== Your goal ==
Copy each line of the data below with the word "this".

== Given data ==
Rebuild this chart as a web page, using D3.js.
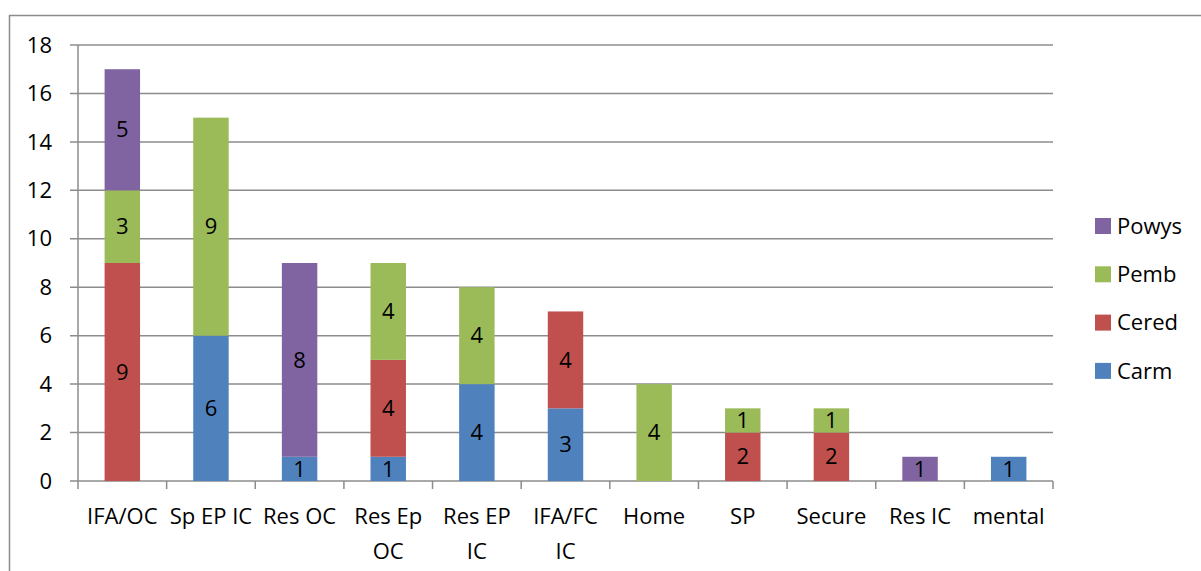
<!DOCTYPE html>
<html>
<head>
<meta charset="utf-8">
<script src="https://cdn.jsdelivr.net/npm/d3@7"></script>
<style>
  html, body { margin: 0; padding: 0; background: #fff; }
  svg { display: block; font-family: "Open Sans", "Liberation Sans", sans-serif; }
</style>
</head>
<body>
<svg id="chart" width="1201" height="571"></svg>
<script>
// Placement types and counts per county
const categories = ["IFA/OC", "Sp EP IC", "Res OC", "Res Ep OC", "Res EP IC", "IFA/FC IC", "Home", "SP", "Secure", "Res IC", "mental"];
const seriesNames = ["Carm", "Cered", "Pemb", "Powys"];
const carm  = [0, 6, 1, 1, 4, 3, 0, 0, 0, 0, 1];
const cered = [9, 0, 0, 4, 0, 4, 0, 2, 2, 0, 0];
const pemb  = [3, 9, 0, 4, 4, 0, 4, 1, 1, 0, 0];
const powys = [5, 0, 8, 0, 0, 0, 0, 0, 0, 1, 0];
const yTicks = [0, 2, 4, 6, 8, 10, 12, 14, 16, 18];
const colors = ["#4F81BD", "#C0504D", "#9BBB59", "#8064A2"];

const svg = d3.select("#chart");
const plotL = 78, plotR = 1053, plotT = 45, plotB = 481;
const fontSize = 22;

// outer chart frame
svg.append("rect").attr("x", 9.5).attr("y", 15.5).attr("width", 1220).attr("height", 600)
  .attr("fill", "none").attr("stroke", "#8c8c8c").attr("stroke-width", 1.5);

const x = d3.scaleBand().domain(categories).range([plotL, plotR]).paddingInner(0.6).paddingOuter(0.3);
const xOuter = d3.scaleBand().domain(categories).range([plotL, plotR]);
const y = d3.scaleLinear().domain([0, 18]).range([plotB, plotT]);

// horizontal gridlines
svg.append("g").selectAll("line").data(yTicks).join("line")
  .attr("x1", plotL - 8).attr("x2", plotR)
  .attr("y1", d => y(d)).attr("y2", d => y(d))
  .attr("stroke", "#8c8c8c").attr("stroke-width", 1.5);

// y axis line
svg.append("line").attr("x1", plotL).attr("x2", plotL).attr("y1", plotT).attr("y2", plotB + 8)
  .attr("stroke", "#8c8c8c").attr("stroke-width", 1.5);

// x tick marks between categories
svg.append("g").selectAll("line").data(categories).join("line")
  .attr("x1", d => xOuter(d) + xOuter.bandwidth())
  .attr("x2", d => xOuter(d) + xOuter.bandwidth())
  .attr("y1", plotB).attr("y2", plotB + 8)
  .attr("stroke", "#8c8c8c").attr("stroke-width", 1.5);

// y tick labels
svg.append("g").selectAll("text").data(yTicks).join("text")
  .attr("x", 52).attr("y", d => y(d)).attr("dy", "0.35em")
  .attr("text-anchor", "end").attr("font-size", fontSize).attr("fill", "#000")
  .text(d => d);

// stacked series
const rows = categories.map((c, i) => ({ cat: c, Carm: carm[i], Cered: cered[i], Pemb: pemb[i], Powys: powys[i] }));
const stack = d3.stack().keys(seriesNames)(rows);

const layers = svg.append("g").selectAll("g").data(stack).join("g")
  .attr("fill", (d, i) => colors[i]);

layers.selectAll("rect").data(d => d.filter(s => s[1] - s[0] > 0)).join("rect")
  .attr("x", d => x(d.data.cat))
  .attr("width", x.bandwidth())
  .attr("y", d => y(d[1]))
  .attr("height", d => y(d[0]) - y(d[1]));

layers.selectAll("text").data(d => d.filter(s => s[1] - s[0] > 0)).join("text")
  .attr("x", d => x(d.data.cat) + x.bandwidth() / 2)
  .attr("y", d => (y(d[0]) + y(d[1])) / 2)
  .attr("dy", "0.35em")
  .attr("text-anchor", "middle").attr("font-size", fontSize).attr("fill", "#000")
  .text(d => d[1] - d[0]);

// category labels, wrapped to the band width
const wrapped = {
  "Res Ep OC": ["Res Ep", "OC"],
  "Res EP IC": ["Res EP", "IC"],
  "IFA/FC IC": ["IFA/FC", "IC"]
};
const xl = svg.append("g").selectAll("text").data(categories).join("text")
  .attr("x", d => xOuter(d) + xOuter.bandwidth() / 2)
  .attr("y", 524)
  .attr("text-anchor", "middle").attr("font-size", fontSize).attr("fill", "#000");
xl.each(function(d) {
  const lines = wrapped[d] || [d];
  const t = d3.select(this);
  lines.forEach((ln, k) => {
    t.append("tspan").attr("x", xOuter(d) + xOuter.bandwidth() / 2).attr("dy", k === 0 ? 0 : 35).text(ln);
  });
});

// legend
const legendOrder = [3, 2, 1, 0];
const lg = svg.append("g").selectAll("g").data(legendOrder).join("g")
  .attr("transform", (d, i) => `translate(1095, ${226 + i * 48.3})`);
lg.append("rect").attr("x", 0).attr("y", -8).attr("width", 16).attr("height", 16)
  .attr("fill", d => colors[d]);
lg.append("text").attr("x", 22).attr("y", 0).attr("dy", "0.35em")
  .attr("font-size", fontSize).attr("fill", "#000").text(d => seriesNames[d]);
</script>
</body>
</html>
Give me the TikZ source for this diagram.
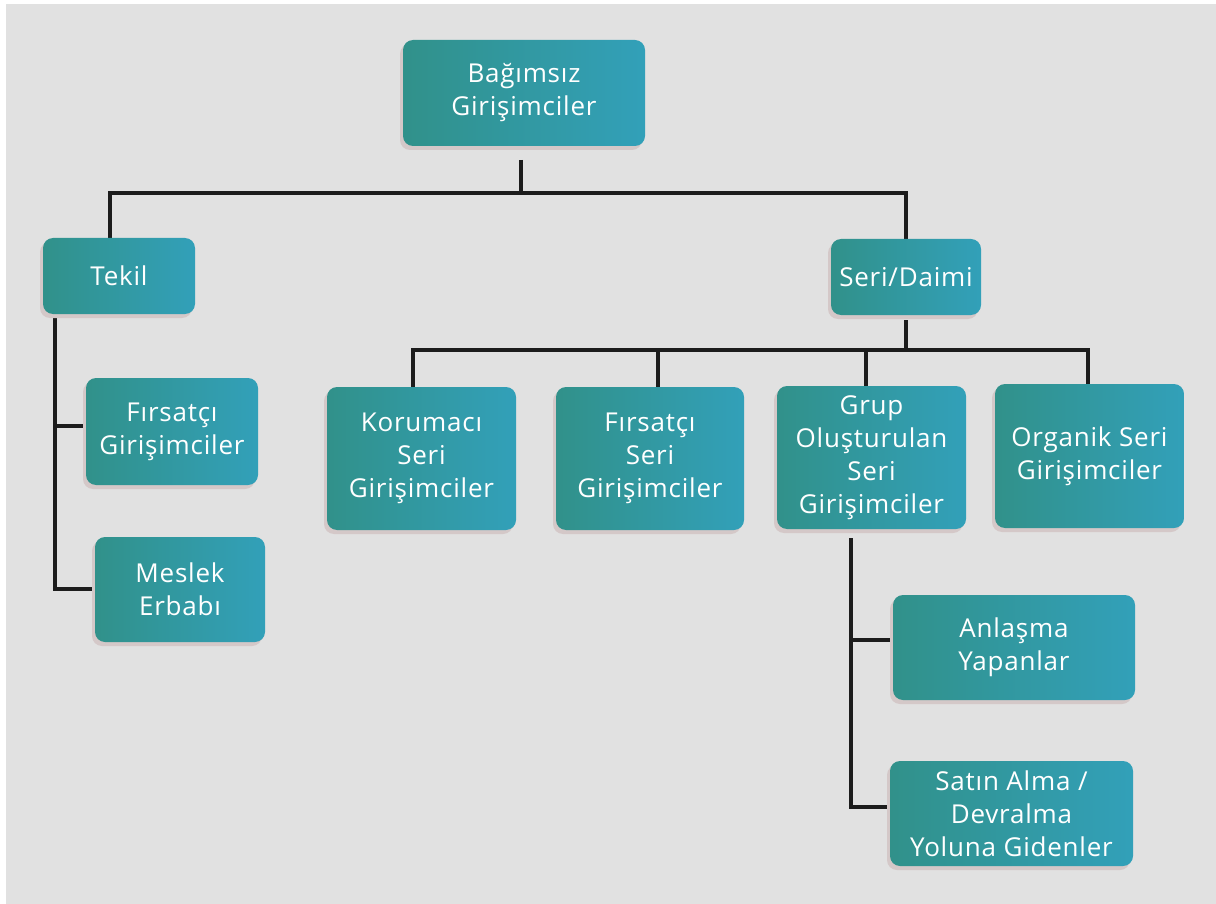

== The output ==
Rebuild this chart as a web page, using D3.js.
  const t = d3.select(this);
Give me the TikZ source for this diagram.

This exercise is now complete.